Skip the pictures and extract all of the lines exactly as written.

- **Material provided**

▼

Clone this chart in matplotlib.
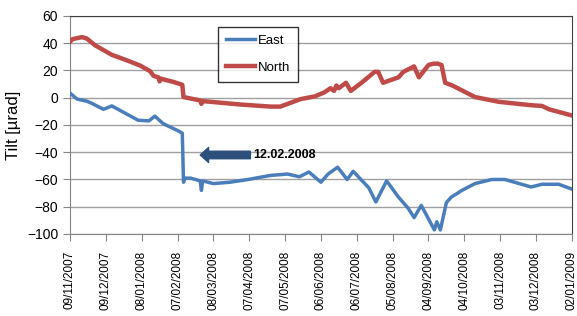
import numpy as np
import pandas as pd
import matplotlib
matplotlib.use("Agg")
import matplotlib.pyplot as plt
import matplotlib.dates as mdates

plt.rcParams['font.family'] = ['Liberation Sans', 'DejaVu Sans']

# North tilt (red)
north_dates = ['2007-11-09', '2007-11-11', '2007-11-19', '2007-11-23', '2007-11-30',
               '2007-12-14', '2007-12-28', '2008-01-07', '2008-01-15', '2008-01-18',
               '2008-01-22', '2008-01-23', '2008-01-24', '2008-02-04', '2008-02-11',
               '2008-02-12', '2008-02-26', '2008-02-27', '2008-02-28', '2008-03-06',
               '2008-03-31', '2008-04-25', '2008-05-03', '2008-05-20', '2008-06-01',
               '2008-06-09', '2008-06-14', '2008-06-17', '2008-06-19', '2008-06-21',
               '2008-06-27', '2008-07-01', '2008-07-10', '2008-07-21', '2008-07-24',
               '2008-07-28', '2008-08-10', '2008-08-14', '2008-08-23', '2008-08-27',
               '2008-09-04', '2008-09-08', '2008-09-12', '2008-09-15', '2008-09-18',
               '2008-09-24', '2008-10-13', '2008-11-02', '2008-11-29', '2008-12-08',
               '2008-12-14', '2009-01-02']
north_vals = [41, 43, 44.5, 43.5, 38.5,
              31.5, 27, 23.5, 19.5, 16,
              15, 12, 14, 11.5, 9.5,
              0.5, -2, -4.5, -2.5, -3,
              -5, -6.5, -6.5, -1, 1,
              4, 7, 5, 9, 7,
              11, 5, 11, 19, 19,
              11, 15, 19, 23, 15,
              24, 25, 25, 24, 11,
              9, 0.5, -3, -5.5, -6,
              -8.5, -13]

# East tilt (blue)
east_dates = ['2007-11-09', '2007-11-15', '2007-11-23', '2007-11-27', '2007-12-07',
              '2007-12-14', '2008-01-05', '2008-01-14', '2008-01-19', '2008-01-26',
              '2008-02-08', '2008-02-11', '2008-02-12', '2008-02-13', '2008-02-18',
              '2008-02-26', '2008-02-27', '2008-02-28', '2008-03-08', '2008-03-22',
              '2008-04-06', '2008-04-25', '2008-05-09', '2008-05-19', '2008-05-27',
              '2008-06-06', '2008-06-12', '2008-06-20', '2008-06-28', '2008-07-03',
              '2008-07-16', '2008-07-22', '2008-07-31', '2008-08-10', '2008-08-18',
              '2008-08-23', '2008-08-29', '2008-09-09', '2008-09-11', '2008-09-14',
              '2008-09-19', '2008-09-23', '2008-10-02', '2008-10-13', '2008-10-27',
              '2008-11-07', '2008-11-29', '2008-12-08', '2008-12-22', '2009-01-02']
east_vals = [3.4, -1, -2.5, -4, -8.5,
             -6, -16.5, -17, -13.5, -19,
             -24.5, -26, -62, -59, -59,
             -61, -68, -61, -63, -62,
             -60, -57, -56, -58, -54.5,
             -62, -56, -51, -60, -54,
             -66, -76.5, -61, -73, -81,
             -88, -79, -97, -91, -97,
             -77, -73, -68, -63, -60,
             -60, -65.5, -63.5, -63.5, -67]

event_date = '2008-02-12'
tick_start, tick_end, tick_step = '2007-11-09', '2009-01-02', 30

nd = pd.to_datetime(north_dates)
ed = pd.to_datetime(east_dates)

fig = plt.figure(figsize=(5.77, 3.16), dpi=100)
ax = fig.add_axes([0.1213, 0.2595, 0.8697, 0.6899])

ax.plot(ed, east_vals, color='#4a7ebb', lw=2.5, label='East', zorder=3)
ax.plot(nd, north_vals, color='#be4b48', lw=3.2, label='North', zorder=3)

ticks = pd.date_range(tick_start, tick_end, freq=f'{tick_step}D')
ax.set_xticks(ticks)
ax.xaxis.set_major_formatter(mdates.DateFormatter('%d/%m/%Y'))
ax.set_xlim(ticks[0], ticks[-1])
plt.setp(ax.get_xticklabels(), rotation=90, fontsize=8.5)

ax.set_ylim(-100, 60)
ax.set_yticks(np.arange(-100, 61, 20))
ax.tick_params(axis='y', labelsize=10, length=5, color='#868686')
ax.tick_params(axis='x', length=5, pad=7, color='#868686')
ax.grid(axis='y', color='#a0a0a0', lw=1.0)
ax.set_axisbelow(True)
for s in ['left', 'bottom']:
    ax.spines[s].set_color('#868686')
for s in ['top', 'right']:
    ax.spines[s].set_color('#404040')

ax.set_ylabel('Tilt [µrad]', fontsize=12, labelpad=4)

leg = ax.legend(loc='upper left', bbox_to_anchor=(0.295, 0.95), fontsize=9.5,
                frameon=True, fancybox=False, edgecolor='black',
                handlelength=2.2, handletextpad=0.2, labelspacing=1.1,
                borderpad=0.6, borderaxespad=0)
leg.get_frame().set_linewidth(1.0)

ev = pd.Timestamp(event_date)
ax.annotate('', xy=(ev + pd.Timedelta(days=14), -42), xytext=(ev + pd.Timedelta(days=56), -42),
            arrowprops=dict(arrowstyle='simple,head_length=0.5,head_width=0.9,tail_width=0.45',
                            color='#2c4f7c', mutation_scale=12, shrinkA=0, shrinkB=0))
ax.text(ev + pd.Timedelta(days=58), -42, '12.02.2008', fontsize=9, fontweight='bold',
        va='center', ha='left')

fig.savefig('out.png', dpi=100)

▲

- **Expected answer**
Clone this chart in matplotlib.
import numpy as np
import pandas as pd
import matplotlib
matplotlib.use("Agg")
import matplotlib.pyplot as plt
import matplotlib.dates as mdates

plt.rcParams['font.family'] = ['Liberation Sans', 'DejaVu Sans']

# North tilt (red)
north_dates = ['2007-11-09', '2007-11-11', '2007-11-19', '2007-11-23', '2007-11-30',
               '2007-12-14', '2007-12-28', '2008-01-07', '2008-01-15', '2008-01-18',
               '2008-01-22', '2008-01-23', '2008-01-24', '2008-02-04', '2008-02-11',
               '2008-02-12', '2008-02-26', '2008-02-27', '2008-02-28', '2008-03-06',
               '2008-03-31', '2008-04-25', '2008-05-03', '2008-05-20', '2008-06-01',
               '2008-06-09', '2008-06-14', '2008-06-17', '2008-06-19', '2008-06-21',
               '2008-06-27', '2008-07-01', '2008-07-10', '2008-07-21', '2008-07-24',
               '2008-07-28', '2008-08-10', '2008-08-14', '2008-08-23', '2008-08-27',
               '2008-09-04', '2008-09-08', '2008-09-12', '2008-09-15', '2008-09-18',
               '2008-09-24', '2008-10-13', '2008-11-02', '2008-11-29', '2008-12-08',
               '2008-12-14', '2009-01-02']
north_vals = [41, 43, 44.5, 43.5, 38.5,
              31.5, 27, 23.5, 19.5, 16,
              15, 12, 14, 11.5, 9.5,
              0.5, -2, -4.5, -2.5, -3,
              -5, -6.5, -6.5, -1, 1,
              4, 7, 5, 9, 7,
              11, 5, 11, 19, 19,
              11, 15, 19, 23, 15,
              24, 25, 25, 24, 11,
              9, 0.5, -3, -5.5, -6,
              -8.5, -13]

# East tilt (blue)
east_dates = ['2007-11-09', '2007-11-15', '2007-11-23', '2007-11-27', '2007-12-07',
              '2007-12-14', '2008-01-05', '2008-01-14', '2008-01-19', '2008-01-26',
              '2008-02-08', '2008-02-11', '2008-02-12', '2008-02-13', '2008-02-18',
              '2008-02-26', '2008-02-27', '2008-02-28', '2008-03-08', '2008-03-22',
              '2008-04-06', '2008-04-25', '2008-05-09', '2008-05-19', '2008-05-27',
              '2008-06-06', '2008-06-12', '2008-06-20', '2008-06-28', '2008-07-03',
              '2008-07-16', '2008-07-22', '2008-07-31', '2008-08-10', '2008-08-18',
              '2008-08-23', '2008-08-29', '2008-09-09', '2008-09-11', '2008-09-14',
              '2008-09-19', '2008-09-23', '2008-10-02', '2008-10-13', '2008-10-27',
              '2008-11-07', '2008-11-29', '2008-12-08', '2008-12-22', '2009-01-02']
east_vals = [3.4, -1, -2.5, -4, -8.5,
             -6, -16.5, -17, -13.5, -19,
             -24.5, -26, -62, -59, -59,
             -61, -68, -61, -63, -62,
             -60, -57, -56, -58, -54.5,
             -62, -56, -51, -60, -54,
             -66, -76.5, -61, -73, -81,
             -88, -79, -97, -91, -97,
             -77, -73, -68, -63, -60,
             -60, -65.5, -63.5, -63.5, -67]

event_date = '2008-02-12'
tick_start, tick_end, tick_step = '2007-11-09', '2009-01-02', 30

nd = pd.to_datetime(north_dates)
ed = pd.to_datetime(east_dates)

fig = plt.figure(figsize=(5.77, 3.16), dpi=100)
ax = fig.add_axes([0.1213, 0.2595, 0.8697, 0.6899])

ax.plot(ed, east_vals, color='#4a7ebb', lw=2.5, label='East', zorder=3)
ax.plot(nd, north_vals, color='#be4b48', lw=3.2, label='North', zorder=3)

ticks = pd.date_range(tick_start, tick_end, freq=f'{tick_step}D')
ax.set_xticks(ticks)
ax.xaxis.set_major_formatter(mdates.DateFormatter('%d/%m/%Y'))
ax.set_xlim(ticks[0], ticks[-1])
plt.setp(ax.get_xticklabels(), rotation=90, fontsize=8.5)

ax.set_ylim(-100, 60)
ax.set_yticks(np.arange(-100, 61, 20))
ax.tick_params(axis='y', labelsize=10, length=5, color='#868686')
ax.tick_params(axis='x', length=5, pad=7, color='#868686')
ax.grid(axis='y', color='#a0a0a0', lw=1.0)
ax.set_axisbelow(True)
for s in ['left', 'bottom']:
    ax.spines[s].set_color('#868686')
for s in ['top', 'right']:
    ax.spines[s].set_color('#404040')

ax.set_ylabel('Tilt [µrad]', fontsize=12, labelpad=4)

leg = ax.legend(loc='upper left', bbox_to_anchor=(0.295, 0.95), fontsize=9.5,
                frameon=True, fancybox=False, edgecolor='black',
                handlelength=2.2, handletextpad=0.2, labelspacing=1.1,
                borderpad=0.6, borderaxespad=0)
leg.get_frame().set_linewidth(1.0)

ev = pd.Timestamp(event_date)
ax.annotate('', xy=(ev + pd.Timedelta(days=14), -42), xytext=(ev + pd.Timedelta(days=56), -42),
            arrowprops=dict(arrowstyle='simple,head_length=0.5,head_width=0.9,tail_width=0.45',
                            color='#2c4f7c', mutation_scale=12, shrinkA=0, shrinkB=0))
ax.text(ev + pd.Timedelta(days=58), -42, '12.02.2008', fontsize=9, fontweight='bold',
        va='center', ha='left')

fig.savefig('out.png', dpi=100)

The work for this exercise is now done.